───── COLLECTED DATA

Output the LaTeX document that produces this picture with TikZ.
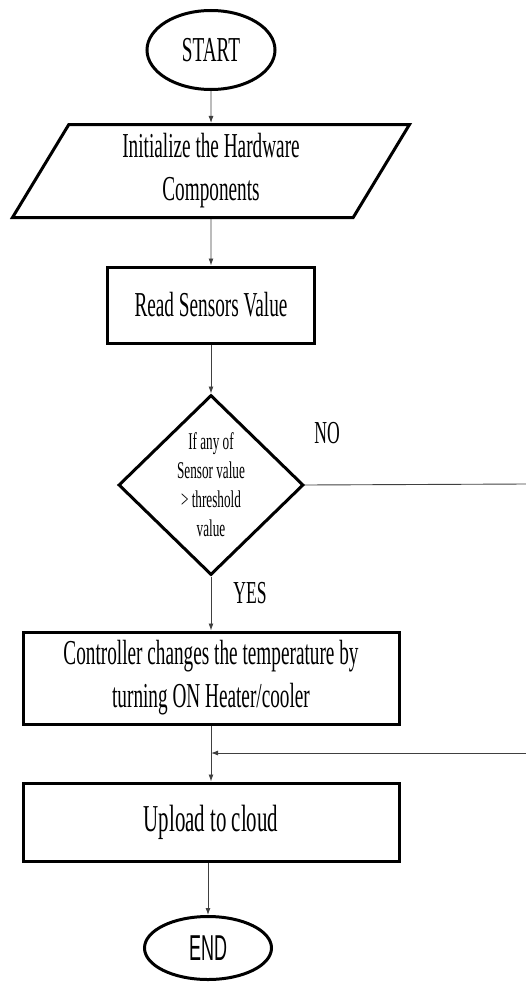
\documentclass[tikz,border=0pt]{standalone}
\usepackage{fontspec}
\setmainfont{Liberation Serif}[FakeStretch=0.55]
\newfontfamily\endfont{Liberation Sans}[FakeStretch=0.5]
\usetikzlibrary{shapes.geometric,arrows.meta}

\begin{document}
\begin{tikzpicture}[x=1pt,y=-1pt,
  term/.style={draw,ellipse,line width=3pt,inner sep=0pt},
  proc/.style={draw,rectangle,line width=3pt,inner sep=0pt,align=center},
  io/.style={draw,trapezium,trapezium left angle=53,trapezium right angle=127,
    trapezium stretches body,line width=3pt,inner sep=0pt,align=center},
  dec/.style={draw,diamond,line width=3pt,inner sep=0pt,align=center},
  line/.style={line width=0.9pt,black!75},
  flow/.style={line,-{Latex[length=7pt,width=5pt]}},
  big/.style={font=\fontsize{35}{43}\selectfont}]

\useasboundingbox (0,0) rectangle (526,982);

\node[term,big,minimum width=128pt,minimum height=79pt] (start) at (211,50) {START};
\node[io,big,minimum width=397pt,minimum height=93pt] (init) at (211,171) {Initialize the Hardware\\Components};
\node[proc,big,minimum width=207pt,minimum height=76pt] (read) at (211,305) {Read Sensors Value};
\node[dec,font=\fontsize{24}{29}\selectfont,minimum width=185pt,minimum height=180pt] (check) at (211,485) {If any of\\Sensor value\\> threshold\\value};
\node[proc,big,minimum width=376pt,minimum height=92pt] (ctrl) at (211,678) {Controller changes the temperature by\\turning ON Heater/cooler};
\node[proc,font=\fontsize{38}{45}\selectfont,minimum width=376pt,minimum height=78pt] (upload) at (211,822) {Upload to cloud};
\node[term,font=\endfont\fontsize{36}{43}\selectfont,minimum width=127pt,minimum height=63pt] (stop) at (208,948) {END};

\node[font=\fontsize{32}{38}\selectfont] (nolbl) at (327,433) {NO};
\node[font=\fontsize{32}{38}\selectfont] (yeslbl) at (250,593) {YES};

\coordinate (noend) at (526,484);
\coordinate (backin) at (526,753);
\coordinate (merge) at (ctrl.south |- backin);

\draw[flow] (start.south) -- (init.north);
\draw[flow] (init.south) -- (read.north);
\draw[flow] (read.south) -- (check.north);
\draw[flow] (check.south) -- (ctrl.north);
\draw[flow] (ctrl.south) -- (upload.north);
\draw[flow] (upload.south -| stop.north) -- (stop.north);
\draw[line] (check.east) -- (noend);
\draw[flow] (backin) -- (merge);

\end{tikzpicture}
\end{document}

──────────

# WHAT NEEDS TO BE DONE:
Quote everything in the listing above exactly; pictures are the only thing to omit.

# COMPLETE RESPONSE:
Output the LaTeX document that produces this picture with TikZ.
\documentclass[tikz,border=0pt]{standalone}
\usepackage{fontspec}
\setmainfont{Liberation Serif}[FakeStretch=0.55]
\newfontfamily\endfont{Liberation Sans}[FakeStretch=0.5]
\usetikzlibrary{shapes.geometric,arrows.meta}

\begin{document}
\begin{tikzpicture}[x=1pt,y=-1pt,
  term/.style={draw,ellipse,line width=3pt,inner sep=0pt},
  proc/.style={draw,rectangle,line width=3pt,inner sep=0pt,align=center},
  io/.style={draw,trapezium,trapezium left angle=53,trapezium right angle=127,
    trapezium stretches body,line width=3pt,inner sep=0pt,align=center},
  dec/.style={draw,diamond,line width=3pt,inner sep=0pt,align=center},
  line/.style={line width=0.9pt,black!75},
  flow/.style={line,-{Latex[length=7pt,width=5pt]}},
  big/.style={font=\fontsize{35}{43}\selectfont}]

\useasboundingbox (0,0) rectangle (526,982);

\node[term,big,minimum width=128pt,minimum height=79pt] (start) at (211,50) {START};
\node[io,big,minimum width=397pt,minimum height=93pt] (init) at (211,171) {Initialize the Hardware\\Components};
\node[proc,big,minimum width=207pt,minimum height=76pt] (read) at (211,305) {Read Sensors Value};
\node[dec,font=\fontsize{24}{29}\selectfont,minimum width=185pt,minimum height=180pt] (check) at (211,485) {If any of\\Sensor value\\> threshold\\value};
\node[proc,big,minimum width=376pt,minimum height=92pt] (ctrl) at (211,678) {Controller changes the temperature by\\turning ON Heater/cooler};
\node[proc,font=\fontsize{38}{45}\selectfont,minimum width=376pt,minimum height=78pt] (upload) at (211,822) {Upload to cloud};
\node[term,font=\endfont\fontsize{36}{43}\selectfont,minimum width=127pt,minimum height=63pt] (stop) at (208,948) {END};

\node[font=\fontsize{32}{38}\selectfont] (nolbl) at (327,433) {NO};
\node[font=\fontsize{32}{38}\selectfont] (yeslbl) at (250,593) {YES};

\coordinate (noend) at (526,484);
\coordinate (backin) at (526,753);
\coordinate (merge) at (ctrl.south |- backin);

\draw[flow] (start.south) -- (init.north);
\draw[flow] (init.south) -- (read.north);
\draw[flow] (read.south) -- (check.north);
\draw[flow] (check.south) -- (ctrl.north);
\draw[flow] (ctrl.south) -- (upload.north);
\draw[flow] (upload.south -| stop.north) -- (stop.north);
\draw[line] (check.east) -- (noend);
\draw[flow] (backin) -- (merge);

\end{tikzpicture}
\end{document}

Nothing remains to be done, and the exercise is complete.